La difficulté à produire une théorie du volcanisme

Ce que montre finalement l’étude de Frédéric Le Blay, c’est que les traités de science antique conservés et consacrés aux phénomènes météorologiques ne traitent jamais des éruptions volcaniques de manière spécifique, mais seulement comme « une forme particulière d’activité sismique impliquant un embrasement ». Il reprend ainsi le constat du géographe Brice Gruet, qui affirmait :

« ainsi la figure du volcan, non nommé, et pour cause, n’est-elle présentée chez Aristote que sous l’espèce d’une forme de séisme exacerbé, extrême, mais de même nature que les autres séismes, plus ordinaires, pourrait-on dire. Toutes ces explications trouvent leur origine commune dans un concept unique. »

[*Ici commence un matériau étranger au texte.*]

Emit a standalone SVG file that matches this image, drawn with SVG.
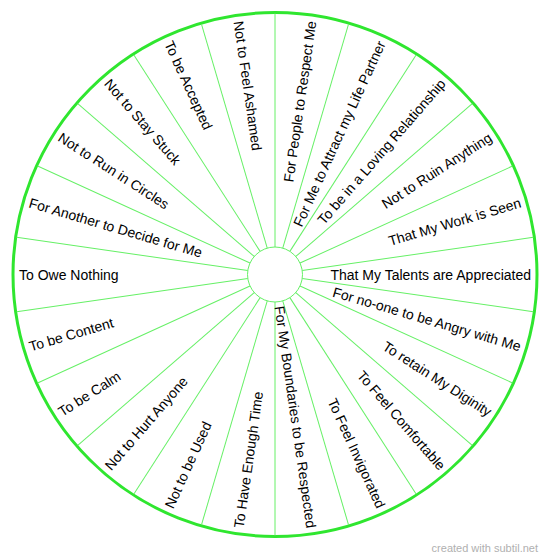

A son tour, Frédéric Le Blay observe que le volcan, réalité innommée, suscite un émerveillement autour des noms propres qui participent de l’identité d’une culture – Etna, Vésuve. Car il n’existe en effet ni en grec, ni en latin de nom « pour désigner le volcan comme catégorie particulière de phénomène naturel ou de météore ; le volcan en tant que tel n’existe pas, il appartient toujours à l’espèce générique des montagnes et des monts ».